The mistake is treating every RFP as equal. Not all are worth the effort. A disciplined team evaluates them strategically: which ones fit your profile, where do you have an edge, and which will likely drain your resources for little chance of success? Selectivity is the only way to avoid drowning in unproductive work.
9. Mistaking Direct Contacts for Success
Having the mobile number of a CEO does not guarantee a deal. In fact, direct cold outreach often backfires, coming across as intrusive and even disrespectful.
Real access is earned, not assumed. Smart workflows start broad: calling landlines, understanding the company context, and moving up naturally into senior conversations. Direct contact details are not shortcuts — they are potential doors, and they only open if you’ve built credibility first.
10. Forgetting to Refill the Pipeline
When a team is busy developing strong leads, prospecting often stops.

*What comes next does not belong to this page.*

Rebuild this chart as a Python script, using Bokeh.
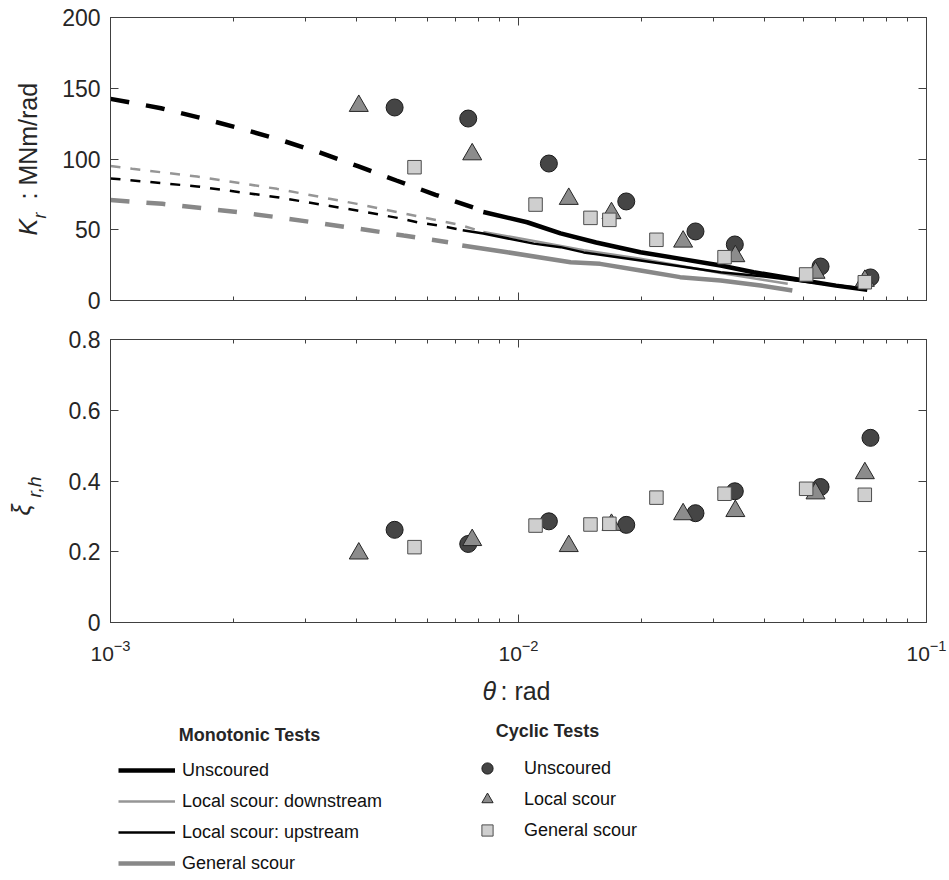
from math import pi
from bokeh.plotting import figure
from bokeh.models import (Range1d, FixedTicker, LogAxis, LinearAxis, Label, Legend,
                          LegendItem, GridBox)
from bokeh.embed import file_html
from bokeh.resources import INLINE

# ---------------- data ----------------
x_ticks = [1e-3, 1e-2, 1e-1]
x_minor_ticks = [2e-3, 3e-3, 4e-3, 5e-3, 6e-3, 7e-3, 8e-3, 9e-3,
                 2e-2, 3e-2, 4e-2, 5e-2, 6e-2, 7e-2, 8e-2, 9e-2]
kr_ticks = [0, 50, 100, 150, 200]
xi_ticks = [0.0, 0.2, 0.4, 0.6, 0.8]
xi_tick_labels = ["0", "0.2", "0.4", "0.6", "0.8"]

# Monotonic tests: extrapolated (dashed) and measured (solid) parts
mono_unscoured_theta_ext = [0.001, 0.00133, 0.00166, 0.00208, 0.0026, 0.00324, 0.00404, 0.00502, 0.00626, 0.0078]
mono_unscoured_kr_ext = [142.5, 135.9, 129.1, 121.6, 113.6, 104.8, 94.9, 84.8, 74.7, 65.5]
mono_unscoured_theta = [0.0082, 0.0105, 0.01268, 0.0155, 0.0199, 0.025, 0.0313, 0.0377, 0.050, 0.060, 0.0716]
mono_unscoured_kr = [62.5, 55.3, 47.4, 41.0, 34.1, 29.4, 24.7, 20.0, 14.1, 10.5, 7.5]

mono_down_theta_ext = [0.001, 0.00113, 0.00163, 0.00256, 0.00402, 0.00505, 0.00715, 0.00798]
mono_down_kr_ext = [95.0, 93.1, 87.6, 78.9, 68.3, 62.4, 53.5, 49.5]
mono_down_theta = [0.0082, 0.0109, 0.01445, 0.0199, 0.0313, 0.040, 0.0457]
mono_down_kr = [48.5, 42.0, 35.5, 29.5, 19.5, 14.5, 11.8]

mono_up_theta_ext = [0.001, 0.00163, 0.00256, 0.00402, 0.00505, 0.00565, 0.00638, 0.0072]
mono_up_kr_ext = [86.3, 80.6, 73.0, 63.6, 58.4, 55.3, 53.0, 50.0]
mono_up_theta = [0.0073, 0.0082, 0.0109, 0.01268, 0.01445, 0.0199, 0.0313, 0.040, 0.050, 0.060, 0.0702]
mono_up_kr = [49.6, 47.3, 40.2, 37.7, 34.0, 28.3, 20.0, 17.0, 13.5, 10.8, 8.5]

mono_general_theta_ext = [0.001, 0.00134, 0.00168, 0.00212, 0.00266, 0.00333, 0.00422, 0.00523, 0.00672]
mono_general_kr_ext = [71.0, 68.3, 65.2, 62.0, 58.2, 54.2, 50.0, 45.9, 41.2]
mono_general_theta = [0.00728, 0.00938, 0.01342, 0.01585, 0.0199, 0.0249, 0.0313, 0.0392, 0.0469]
mono_general_kr = [38.9, 34.1, 27.1, 25.9, 21.2, 16.5, 14.1, 10.6, 7.0]

# Cyclic tests
cyc_unscoured_theta = [0.00497, 0.00753, 0.01187, 0.01837, 0.02715, 0.0339, 0.0550, 0.0729]
cyc_unscoured_kr = [136.4, 128.6, 96.8, 70.0, 48.8, 39.6, 24.0, 16.3]
cyc_unscoured_xi = [0.262, 0.222, 0.286, 0.276, 0.309, 0.371, 0.383, 0.522]

cyc_local_theta = [0.00406, 0.0077, 0.01328, 0.0169, 0.02532, 0.0340, 0.05346, 0.07062]
cyc_local_kr = [137.5, 103.3, 71.8, 61.7, 41.6, 31.3, 19.6, 13.9]
cyc_local_xi = [0.195, 0.233, 0.216, 0.276, 0.306, 0.315, 0.365, 0.422]

cyc_general_theta = [0.00556, 0.01101, 0.01501, 0.0167, 0.02178, 0.03199, 0.0507, 0.0706]
cyc_general_kr = [94.2, 67.8, 58.4, 57.0, 42.9, 30.6, 18.4, 12.9]
cyc_general_xi = [0.213, 0.274, 0.277, 0.279, 0.353, 0.364, 0.378, 0.361]

# ---------------- styles ----------------
FONT = "Liberation Sans"
AX = "#404040"
TXT = "#262626"
C_THICK_BLACK = "#000000"
C_THIN_BLACK = "#000000"
C_THIN_GRAY = "#969696"
C_THICK_GRAY = "#888888"
W_THICK = 4.5
W_THIN = 2.5
DASH_THICK = "19 17"
DASH_THIN = "10 10"

CIRC = dict(marker="circle", size=17, fill_color="#454545", line_color="#1a1a1a", line_width=1)
TRI = dict(marker="triangle", size=19, fill_color="#8c8c8c", line_color="#262626", line_width=1)
SQR = dict(marker="square", size=13.5, fill_color="#cfcfcf", line_color="#4d4d4d", line_width=1)

LW = 56            # width of the y-label column
BL, BR = 54, 23    # borders around the plot frames
PW = 949 - LW      # width of the plot column


def style_axis(ax, font_size, standoff, hide=False):
    ax.major_tick_in = 8
    ax.major_tick_out = 0
    ax.minor_tick_in = 4
    ax.minor_tick_out = 0
    ax.axis_line_color = AX
    ax.major_tick_line_color = AX
    ax.minor_tick_line_color = AX
    ax.major_label_text_font = FONT
    ax.major_label_text_font_size = font_size
    ax.major_label_text_color = None if hide else TXT
    ax.major_label_standoff = standoff


def make_panel(height, yr, yticks, bt, bb, show_x_labels):
    p = figure(width=PW, height=height, x_axis_type="log",
               x_range=Range1d(1e-3, 1e-1), y_range=Range1d(*yr),
               title=None, toolbar_location=None, output_backend="svg",
               min_border_left=BL, min_border_right=BR,
               min_border_top=bt, min_border_bottom=bb)
    p.grid.visible = False
    p.outline_line_color = AX
    p.outline_line_width = 1
    p.xaxis.ticker = FixedTicker(ticks=x_ticks, minor_ticks=x_minor_ticks)
    p.yaxis.ticker = FixedTicker(ticks=yticks)
    if show_x_labels:
        style_axis(p.xaxis[0], "21px", 17)
    else:
        style_axis(p.xaxis[0], "0px", 0, hide=True)
    style_axis(p.yaxis[0], "23px", 10)
    top = LogAxis(ticker=FixedTicker(ticks=x_ticks, minor_ticks=x_minor_ticks))
    style_axis(top, "0px", 0, hide=True)
    right = LinearAxis(ticker=FixedTicker(ticks=yticks))
    style_axis(right, "0px", 0, hide=True)
    p.add_layout(top, "above")
    p.add_layout(right, "right")
    return p


def blank(width, height, bt=0, bb=0, bl=0, br=0):
    f = figure(width=width, height=height, title=None, toolbar_location=None,
               output_backend="svg", min_border_top=bt, min_border_bottom=bb,
               min_border_left=bl, min_border_right=br,
               x_axis_location=None, y_axis_location=None,
               x_range=Range1d(0, 1), y_range=Range1d(0, 1), outline_line_color=None)
    f.grid.visible = False
    return f


def lab(p, x, y, text, size, style="normal", angle=0.0, align="left"):
    p.add_layout(Label(x=x, y=y, x_units="screen", y_units="screen", text=text,
                       angle=angle, text_font=FONT, text_font_size=size,
                       text_font_style=style, text_color=TXT,
                       text_baseline="alphabetic", text_align=align))


# ---------------- top panel: K_r ----------------
p1 = make_panel(320, (0, 200), kr_ticks, 17, 20, False)

p1.line(mono_unscoured_theta_ext, mono_unscoured_kr_ext, line_color=C_THICK_BLACK, line_width=W_THICK, line_dash=DASH_THICK)
p1.line(mono_down_theta_ext, mono_down_kr_ext, line_color=C_THIN_GRAY, line_width=W_THIN, line_dash=DASH_THIN)
p1.line(mono_up_theta_ext, mono_up_kr_ext, line_color=C_THIN_BLACK, line_width=W_THIN, line_dash=DASH_THIN)
p1.line(mono_general_theta_ext, mono_general_kr_ext, line_color=C_THICK_GRAY, line_width=W_THICK, line_dash=DASH_THICK)

p1.line(mono_general_theta, mono_general_kr, line_color=C_THICK_GRAY, line_width=W_THICK)
p1.line(mono_down_theta, mono_down_kr, line_color=C_THIN_GRAY, line_width=W_THIN)
p1.line(mono_up_theta, mono_up_kr, line_color=C_THIN_BLACK, line_width=W_THIN)
p1.line(mono_unscoured_theta, mono_unscoured_kr, line_color=C_THICK_BLACK, line_width=W_THICK)

p1.scatter(cyc_unscoured_theta, cyc_unscoured_kr, **CIRC)
p1.scatter(cyc_local_theta, cyc_local_kr, **TRI)
p1.scatter(cyc_general_theta, cyc_general_kr, **SQR)

# ---------------- bottom panel: damping ----------------
p2 = make_panel(352, (0, 0.8), xi_ticks, 19, 50, True)
p2.yaxis[0].major_label_overrides = {t: s for t, s in zip(xi_ticks, xi_tick_labels)}

p2.scatter(cyc_unscoured_theta, cyc_unscoured_xi, **CIRC)
p2.scatter(cyc_local_theta, cyc_local_xi, **TRI)
p2.scatter(cyc_general_theta, cyc_general_xi, **SQR)

# ---------------- y-label column ----------------
L1 = blank(LW, 320, bt=17, bb=20)
lab(L1, 27, 65, "K", "25px", "italic", pi / 2)
lab(L1, 39, 82, "r", "18px", "italic", pi / 2)
lab(L1, 27, 101, ": MNm/rad", "25px", "normal", pi / 2)

L2 = blank(LW, 352, bt=19, bb=50)
lab(L2, 20, 107, "ξ", "25px", "italic", pi / 2)
lab(L2, 34, 125, "r,h", "19px", "italic", pi / 2)

# ---------------- x label + legends ----------------
p3 = blank(PW, 208, bl=BL, br=BR)
lab(p3, 372, 190, "θ", "25px", "italic")
lab(p3, 390, 190, ": rad", "25px")

r_mu = p3.line(mono_unscoured_theta, mono_unscoured_kr, line_color=C_THICK_BLACK, line_width=4.5, visible=False)
r_md = p3.line(mono_down_theta, mono_down_kr, line_color=C_THIN_GRAY, line_width=2.5, visible=False)
r_mp = p3.line(mono_up_theta, mono_up_kr, line_color=C_THIN_BLACK, line_width=2.5, visible=False)
r_mg = p3.line(mono_general_theta, mono_general_kr, line_color=C_THICK_GRAY, line_width=4.5, visible=False)
r_cu = p3.scatter(cyc_unscoured_theta, cyc_unscoured_kr, visible=False, **CIRC)
r_cl = p3.scatter(cyc_local_theta, cyc_local_kr, visible=False, **TRI)
r_cg = p3.scatter(cyc_general_theta, cyc_general_kr, visible=False, **SQR)

common = dict(padding=0, margin=0, spacing=3, glyph_height=28, label_height=28,
              label_text_font=FONT, label_text_font_size="18px", label_text_color="#111111",
              border_line_color=None, background_fill_alpha=0, orientation="vertical",
              click_policy="none")

leg_mono = Legend(items=[LegendItem(label="Unscoured", renderers=[r_mu]),
                         LegendItem(label="Local scour: downstream", renderers=[r_md]),
                         LegendItem(label="Local scour: upstream", renderers=[r_mp]),
                         LegendItem(label="General scour", renderers=[r_mg])],
                  location=(8, 3), glyph_width=57, label_standoff=7, **common)
leg_cyc = Legend(items=[LegendItem(label="Unscoured", renderers=[r_cu]),
                        LegendItem(label="Local scour", renderers=[r_cl]),
                        LegendItem(label="General scour", renderers=[r_cg])],
                 location=(363, 36), glyph_width=28, label_standoff=23, **common)
p3.add_layout(leg_mono)
p3.add_layout(leg_cyc)

lab(p3, 139, 146, "Monotonic Tests", "18px", "bold", align="center")
lab(p3, 437, 150, "Cyclic Tests", "18px", "bold", align="center")

grid = GridBox(children=[(L1, 0, 0), (p1, 0, 1), (L2, 1, 0), (p2, 1, 1), (p3, 2, 1)])
open("out.html", "w").write(file_html(grid, INLINE))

Everyone focuses on nurturing deals that seem promising, and nobody invests in finding the next wave. The problem is obvious: nine out of ten leads eventually disappear, leaving nothing behind.
A healthy sales engine develops and prospects in parallel. Prospecting never stops. This ensures the pipeline remains full, predictable, and resilient against natural attrition. Without it, teams face feast-or-famine cycles that stall growth.
Avoiding these solar C&I sales mistakes shows that discipline in sales workflows is just as important as technical expertise. The sector is not lost for lack of technology or financial models — it is slowed down by weak workflows that undermine otherwise solid opportunities.
Avoiding these mistakes is not about perfection; it is about building consistency. Structured prospecting, clear qualification, engagement with the right decision makers, and a disciplined pipeline are what separate teams that scale from those that stall. In the end, success in solar C&I is less about chasing every rooftop and more about building the processes that turn opportunities into lasting growth.